Mellanox's approach is holistic, providing a complete infrastructure stack engineered for AI workloads. The core of this solution is the Spectrum family of Ethernet switches and the ConnectX series of Smart Network Interface Cards (NIC). These components are specifically designed to work in unison, creating a frictionless data pipeline between servers.
Key technological differentiators include:
- In-Network Computing: Offloads data processing tasks from the CPU to the NIC, drastically reducing latency.
- Adaptive Routing & RoCE: Ensures optimal data path selection and leverages RDMA over Converged Ethernet (RoCE) for efficient, low latency interconnect communication.
- Scalable Hierarchical Fabric: Supports non-blocking Clos (leaf-spine) architectures that can scale to tens of thousands of ports without performance degradation.
The efficacy of Mellanox's solution is proven in real-world deployments. The following table illustrates a performance comparison between a standard TCP/IP network and a Mellanox RoCE-enabled fabric in a large-scale AI training environment.
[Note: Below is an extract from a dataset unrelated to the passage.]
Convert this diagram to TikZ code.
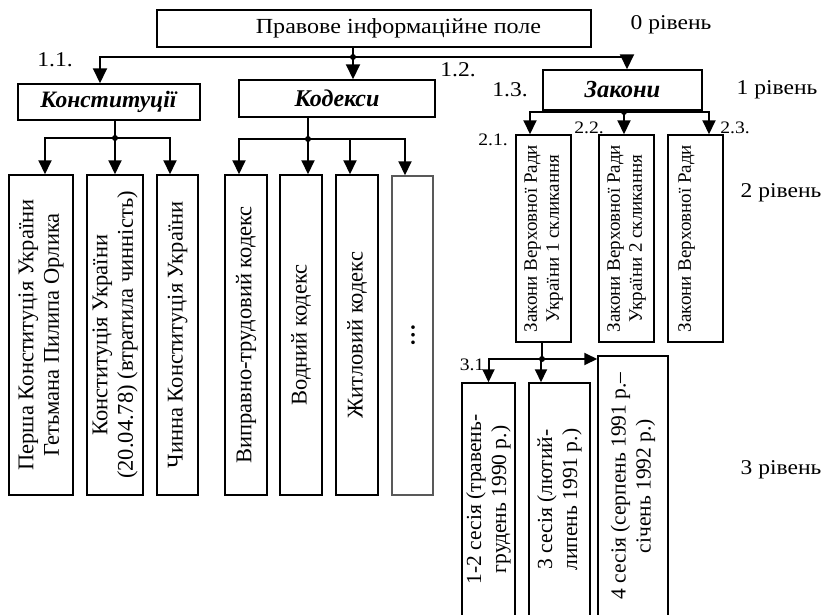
\documentclass[tikz,border=0pt]{standalone}
\usepackage{fontspec}
\setmainfont{Liberation Serif}
\newfontfamily\widefont[FakeStretch=1.12]{Liberation Serif}
\usetikzlibrary{arrows.meta,calc}
\begin{document}
\begin{tikzpicture}[x=1pt,y=-1pt,
  font=\fontsize{22.5}{25.5}\selectfont,
  box/.style={draw, line width=1.5pt, inner sep=0pt, align=center},
  vbox/.style={box, rotate=90},
  hfont/.style={font=\widefont\fontsize{21.5}{24}\selectfont},
  zfont/.style={font=\fontsize{19}{22}\selectfont},
  sfont/.style={font=\fontsize{21.5}{25}\selectfont},
  conn/.style={line width=2pt},
  arrA/.style={conn, -{Triangle[width=14pt,length=15pt]}},
  arrB/.style={conn, -{Triangle[width=13pt,length=14pt]}},
  arrC/.style={conn, -{Triangle[width=12pt,length=13pt]}},
  dot/.style={circle, fill, inner sep=0pt, minimum size=6pt},
  lbl/.style={inner sep=0pt, font=\widefont\fontsize{21}{24}\selectfont},
  small/.style={inner sep=0pt, font=\widefont\fontsize{17.5}{20}\selectfont}]
\useasboundingbox (0,0) rectangle (828,614);
\clip (0,0) rectangle (828,614);

% level 0
\node[box, hfont, minimum width=434pt, minimum height=37pt] (top) at (374,28.5) {\hspace*{49pt}Правове інформаційне поле};
% level 1
\node[box, font=\fontsize{23.5}{26}\selectfont, minimum width=182pt, minimum height=36pt] (konst) at (109,102) {\textbf{\textit{Конституції}}};
\node[box, font=\fontsize{24}{27}\selectfont, minimum width=196pt, minimum height=37pt] (kod) at (337,98.5) {\textbf{\textit{Кодекси}}};
\node[box, font=\fontsize{24.5}{27}\selectfont, minimum width=159pt, minimum height=40pt] (zak) at (622.5,90) {\textbf{\textit{Закони}}};
% level 2 (constitutions)
\node[vbox, minimum width=320pt, minimum height=64pt] (c1) at (41,335) {Перша Конституція України\\Гетьмана Пилипа Орлика};
\node[vbox, minimum width=320pt, minimum height=56pt] (c2) at (115,335) {Конституція України\\(20.04.78) (втратила чинність)};
\node[vbox, minimum width=320pt, minimum height=41pt] (c3) at (177.5,335) {Чинна Конституція України};
% level 2 (codes)
\node[vbox, minimum width=320pt, minimum height=42pt] (k1) at (246,335) {Виправно-трудовий кодекс};
\node[vbox, minimum width=320pt, minimum height=42pt] (k2) at (301,335) {Водний кодекс};
\node[vbox, minimum width=320pt, minimum height=42pt] (k3) at (357,335) {Житловий кодекс};
\node[vbox, draw=black!65, minimum width=319pt, minimum height=41pt] (k4) at (412.5,335.5) {\raisebox{-4.5pt}{\textbf{…}}};
% level 2 (laws)
\node[vbox, zfont, minimum width=207pt, minimum height=55pt] (z1) at (543.5,238.5) {Закони Верховної Ради\\України 1 скликання};
\node[vbox, zfont, minimum width=207pt, minimum height=55pt] (z2) at (626.5,238.5) {Закони Верховної Ради\\України 2 скликання};
\node[vbox, zfont, minimum width=207pt, minimum height=55pt] (z3) at (695.5,238.5) {Закони Верховної Ради\\\mbox{}};
% level 3
\node[vbox, sfont, minimum width=233pt, minimum height=53pt] (s1) at (488.5,499.5) {1-2 сесія (травень-\\грудень 1990 р.)};
\node[vbox, sfont, minimum width=233pt, minimum height=61pt] (s2) at (559.5,499.5) {3 сесія (лютий-\\липень 1991 р.)};
\node[vbox, sfont, minimum width=260pt, minimum height=70pt] (s3) at (633,486) {4 сесія (серпень 1991 р.–\\січень 1992 р.)};

% junctions
\node[dot] (j0) at (353,57) {};
\node[dot] (j1) at (115,138) {};
\node[dot] (j2) at (308,139) {};
\node[dot] (j3) at (624,112) {};
\node[dot] (j4) at (542,359) {};

% connectors level 0 -> 1
\draw[conn] (top.south -| j0) -- (j0.center);
\draw[arrA] (j0.center) -| ([xshift=-9pt]konst.north);
\draw[arrA] (j0.center) -- (kod.north -| j0);
\draw[arrA] (j0.center) -| ([xshift=4.5pt]zak.north);
% constitutions
\draw[conn] (konst.south -| j1) -- (j1.center);
\draw[arrB] (j1.center) -| ([xshift=4pt]c1.east);
\draw[arrB] (j1.center) -- (c2.east);
\draw[arrB] (j1.center) -| ([xshift=-7.5pt]c3.east);
% codes
\draw[conn] (kod.south -| j2) -- (j2.center);
\draw[arrB] (j2.center) -| ([xshift=-7pt]k1.east);
\draw[arrB] (j2.center) -| ([xshift=7pt]k2.east);
\draw[arrB] (j2.center) -| ([xshift=-7pt]k3.east);
\draw[arrB] (j2.center) -| ([xshift=-7.5pt]k4.east);
% laws
\draw[conn] (zak.south -| j3) -- (j3.center);
\draw[arrB] (j3.center) -| ([xshift=-13.5pt]z1.east);
\draw[arrB] (j3.center) -| ([xshift=-2.5pt]z2.east);
\draw[arrB] (j3.center) -| ([xshift=13.5pt]z3.east);
% sessions
\draw[conn] (z1.west -| j4) -- (j4.center);
\draw[arrC] (j4.center) -| (s1.east);
\draw[arrC] (j4.center) -| ([xshift=-18.5pt]s2.east);
\draw[arrC] (j4.center) -- (j4 -| s3.north);

% labels
\node[lbl] (l0) at (671,25) {0 рівень};
\node[lbl] (l1) at (777,90) {1 рівень};
\node[lbl] (l2) at (781,193) {2 рівень};
\node[lbl] (l3) at (781,470) {3 рівень};
\node[lbl] (n11) at (55,60) {1.1.};
\node[lbl] (n12) at (458,70) {1.2.};
\node[lbl] (n13) at (510,90) {1.3.};
\node[small] (n21) at (493,140) {2.1.};
\node[small] (n22) at (589,128) {2.2.};
\node[small] (n23) at (735,128) {2.3.};
\node[small] (n31) at (472,365) {3.1};
\end{tikzpicture}
\end{document}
Metric | Standard TCP/IP Fabric | Mellanox RoCE Fabric | Improvement |
---|---|---|---|
Job Completion Time (1024 GPUs) | 48 hours | 29 hours | ~40% Faster |
Average GPU Utilization | 45% | 90% | 2x Higher |
Inter-node Latency | > 100 µs | < 1.5 µs | ~99% Lower |
For enterprises and research institutions investing millions in GPU computational resources, the network is the central nervous system that determines overall ROI. Mellanox's AI networking solutions provide the critical low latency interconnect required to ensure that a multi-node GPU cluster operates as a single, cohesive supercomputer. This translates into faster time-to-insight, reduced total cost of ownership (TCO), and the ability to tackle more ambitious AI challenges.